Belastung durch Antazida missverständlich bis falsch dargestellt

von Jan Schmücker am 06.12.2019 um 21:39 Uhr

Ich halte die Bewertung des BfR zur Belastung durch Antazida in diesem Artikel für missverständlich bis falsch dargestellt:

Im zitierten BfR-Bericht heißt es dazu wie folgt:
"Die WHO gibt in ihrer „Model Lists of Essential Medicines“ (WHO, 2007) an, dass aluminiumhaltige Antazida in Tablettenform etwa 500 mg bzw. als Gel 320 mg (pro 5 ml) Aluminiumhydroxid enthalten. Dies entspräche 173 mg bzw. 111 mg Aluminium pro Anwendung. Für einen 60 kg schweren Erwachsenen entspräche dies einer Exposition von 1,85 –2,88 mg/kg KG. Je nach Häufigkeit der Anwendung können Betroffene dadurch bis zu 2 g Aluminium pro Person und Tag, an dem die Beschwerden auftreten, aufnehmen (Fischer, 2014), was 33 mg/kg KG entspräche. Eine solche Tagesdosis entspräche, selbst wenn man den höheren von der JECFA abgeleiteten Wert zugrunde legt, der duldbaren Aufnahmemenge von über 16 Wochen."

Für mich heißt das, bei Aufnahme von 2g Al an einem einzigen Tag ist damit die duldbare Aufnahmemenge bereits für die nächsten 16 Wochen erreicht.
Die Formulierung im DAZ-Artikel ("Selbst wenn man eine Aufnahme von 2 g Aluminium pro Person und Tag zugrunde legt – was je nach Präparat und Häufigkeit der Einnahme theoretisch erreicht werden könnte –, wäre dies noch lange kein Grund zur Sorge: Die von der JECFA abgeleitete duldbare Aufnahmemenge wäre bei solch einer Tagesdosis erst nach mehr als 16 Wochen erreicht.") ist für mich eher so zu verstehen, als können man 16 Wochen lang jeden Tag 2g Al zu sich nehmen und würde dann erst die duldbare Aufnahmemenge der JECFA erreichen.

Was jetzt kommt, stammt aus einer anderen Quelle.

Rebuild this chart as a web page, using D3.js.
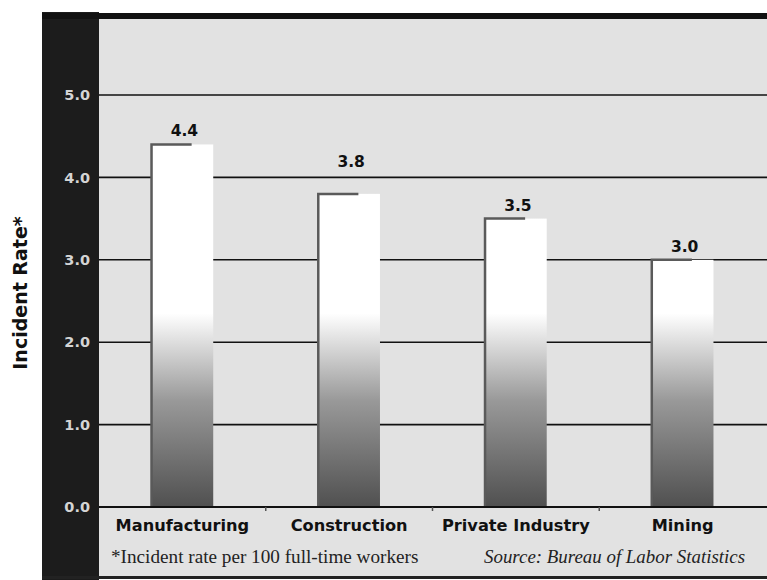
<!DOCTYPE html>
<html>
<head>
<meta charset="utf-8">
<script src="https://cdn.jsdelivr.net/npm/d3@7"></script>
<style>
  html, body { margin: 0; padding: 0; background: #ffffff; }
  svg { display: block; }
</style>
</head>
<body>
<svg id="chart" width="767" height="580"></svg>
<script>
// Injury incident rates by industry
const categories = ["Manufacturing", "Construction", "Private Industry", "Mining"];
const rates = [4.4, 3.8, 3.5, 3.0];
const tickValues = [0, 1, 2, 3, 4, 5];
const tickLabels = ["0.0", "1.0", "2.0", "3.0", "4.0", "5.0"];
const yTitle = "Incident Rate*";
const footnote = "*Incident rate per 100 full-time workers";
const source = "Source: Bureau of Labor Statistics";

const svg = d3.select("#chart");
const W = 767;

const frame = { left: 42, top: 15, bottom: 577 };
const bandRight = 99;
const sansBold = "DejaVu Sans, Verdana, sans-serif";
const serif = "Liberation Serif, Times New Roman, serif";

const x = d3.scaleBand()
  .domain(categories)
  .range([bandRight, 766])
  .paddingInner(0.63)
  .paddingOuter(0.315);

const y = d3.scaleLinear().domain([0, 5]).range([507, 95]);

// Plot background
svg.append("rect")
  .attr("x", bandRight).attr("y", frame.top)
  .attr("width", W - bandRight).attr("height", frame.bottom - frame.top)
  .attr("fill", "#e2e2e2");

// Left black band that carries the tick labels
svg.append("rect")
  .attr("x", frame.left).attr("y", 12)
  .attr("width", bandRight - frame.left).attr("height", frame.bottom - 12 + 3)
  .attr("fill", "#1c1c1c");

// Top and bottom frame lines
svg.append("rect")
  .attr("x", frame.left).attr("y", 13)
  .attr("width", W - frame.left).attr("height", 6)
  .attr("fill", "#111");
svg.append("rect")
  .attr("x", frame.left).attr("y", frame.bottom - 1)
  .attr("width", W - frame.left).attr("height", 3)
  .attr("fill", "#222");

// Gridlines
const gridValues = tickValues.filter(d => d > 0);
svg.append("g")
  .selectAll("line")
  .data(gridValues)
  .join("line")
  .attr("x1", bandRight).attr("x2", W)
  .attr("y1", d => y(d)).attr("y2", d => y(d))
  .attr("stroke", "#111").attr("stroke-width", 1.6);

// Tick labels on the black band
svg.append("g")
  .selectAll("text")
  .data(tickValues)
  .join("text")
  .attr("x", 90)
  .attr("y", d => y(d))
  .attr("dy", "0.36em")
  .attr("text-anchor", "end")
  .attr("fill", "#d4d4d4")
  .attr("font-family", sansBold)
  .attr("font-weight", "bold")
  .attr("font-size", 14.5)
  .text((d, i) => tickLabels[i]);

// Shared gradient: white above ~2.3, shading to dark grey at the baseline
const defs = svg.append("defs");
const grad = defs.append("linearGradient")
  .attr("id", "barGrad")
  .attr("gradientUnits", "userSpaceOnUse")
  .attr("x1", 0).attr("x2", 0)
  .attr("y1", y(2.35)).attr("y2", y(0));
grad.append("stop").attr("offset", 0).attr("stop-color", "#ffffff");
grad.append("stop").attr("offset", 0.12).attr("stop-color", "#e4e4e4");
grad.append("stop").attr("offset", 0.45).attr("stop-color", "#999999");
grad.append("stop").attr("offset", 1).attr("stop-color", "#505050");

const bars = svg.append("g");
bars.selectAll("rect.bar")
  .data(categories)
  .join("rect")
  .attr("class", "bar")
  .attr("x", d => x(d))
  .attr("y", (d, i) => y(rates[i]))
  .attr("width", x.bandwidth())
  .attr("height", (d, i) => y(0) - y(rates[i]))
  .attr("fill", "url(#barGrad)");

// Shaded left and top edges of each bar
bars.selectAll("path.edge")
  .data(categories)
  .join("path")
  .attr("class", "edge")
  .attr("d", (d, i) => {
    const x0 = x(d), yt = y(rates[i]);
    return `M${x0},${y(0)} L${x0},${yt} L${x0 + x.bandwidth() * 0.65},${yt}`;
  })
  .attr("fill", "none")
  .attr("stroke", "#5a5a5a")
  .attr("stroke-width", 2.5);

// Value labels sit just above the bar; if a gridline would cut
// through the label, it is lifted above that gridline instead.
function labelBaseline(v) {
  let base = y(v) - 8;
  const hit = gridValues.find(g => y(g) > base - 13 && y(g) < base + 2);
  if (hit !== undefined) base = y(hit) - 10;
  return base;
}
svg.append("g")
  .selectAll("text")
  .data(categories)
  .join("text")
  .attr("x", d => x(d) + x.bandwidth() / 2 + 2)
  .attr("y", (d, i) => labelBaseline(rates[i]))
  .attr("text-anchor", "middle")
  .attr("fill", "#111")
  .attr("font-family", sansBold)
  .attr("font-weight", "bold")
  .attr("font-size", 15.5)
  .text((d, i) => rates[i].toFixed(1));

// Baseline and small separators between categories
svg.append("line")
  .attr("x1", bandRight).attr("x2", W)
  .attr("y1", y(0)).attr("y2", y(0))
  .attr("stroke", "#111").attr("stroke-width", 2);
svg.append("g")
  .selectAll("line")
  .data(categories.slice(1))
  .join("line")
  .attr("x1", d => x(d) - x.step() * x.paddingInner() / 2)
  .attr("x2", d => x(d) - x.step() * x.paddingInner() / 2)
  .attr("y1", y(0)).attr("y2", y(0) + 4)
  .attr("stroke", "#555").attr("stroke-width", 1.5);

// Category labels
svg.append("g")
  .selectAll("text")
  .data(categories)
  .join("text")
  .attr("x", d => x(d) + x.bandwidth() / 2)
  .attr("y", 531)
  .attr("text-anchor", "middle")
  .attr("fill", "#111")
  .attr("font-family", sansBold)
  .attr("font-weight", "bold")
  .attr("font-size", 16.2)
  .text(d => d);

// Footnote and source
svg.append("text")
  .attr("x", 111).attr("y", 563)
  .attr("fill", "#222")
  .attr("font-family", serif)
  .attr("font-size", 19.2)
  .text(footnote);
svg.append("text")
  .attr("x", 745).attr("y", 563)
  .attr("text-anchor", "end")
  .attr("fill", "#222")
  .attr("font-family", serif)
  .attr("font-style", "italic")
  .attr("font-size", 18.9)
  .text(source);

// Y-axis title
svg.append("text")
  .attr("transform", "translate(27,293) rotate(-90)")
  .attr("text-anchor", "middle")
  .attr("fill", "#111")
  .attr("font-family", sansBold)
  .attr("font-weight", "bold")
  .attr("font-size", 19)
  .text(yTitle);
</script>
</body>
</html>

Als duldbare Aufnahmemenge der JECFA verstehe ich laut BfR-Bericht 2 mg/kg KG pro Woche; schade, dass das auch nicht im Artikel erläutert wird.

Im BfR-Bericht heißt es außerdem:
"Einen weiteren zusätzlichen Beitrag stellt die Anwendung aluminiumhaltiger Antazida dar. Entsprechend der durch die WHO angegebenen Gehalte, führt dies zu einer zusätzlichen oralen Exposition von 111 bis 173 mg pro Person pro Anwendung. Bei einer Anwendung pro Tag wäre das für einen Erwachsenen bereits ein Beitrag von 13,0 – 20,2 mg Al/kg KG/Woche. "
Die JECFA-Werte werden also weit überschritten wenn man eine Woche lang 1x täglicher Antazida Al-Antazida anwendet. Wie kommen die Autoren dieses Artikels da auf die Formulierung "noch lange kein Grund zur Sorge"?

» Auf diesen Kommentar antworten | 1 Antwort

AW: Belastung durch Antazida missverstä

von Dr. Carolin Straub, Redakteurin DAZ am 09.12.2019 um 15:13 Uhr

Sehr geehrter Herr Schmücker, vielen Dank für Ihren Kommentar: Sie haben völlig recht. Wir entschuldigen uns für diesen Irrtum. Der Fehler wurde entsprechend korrigiert.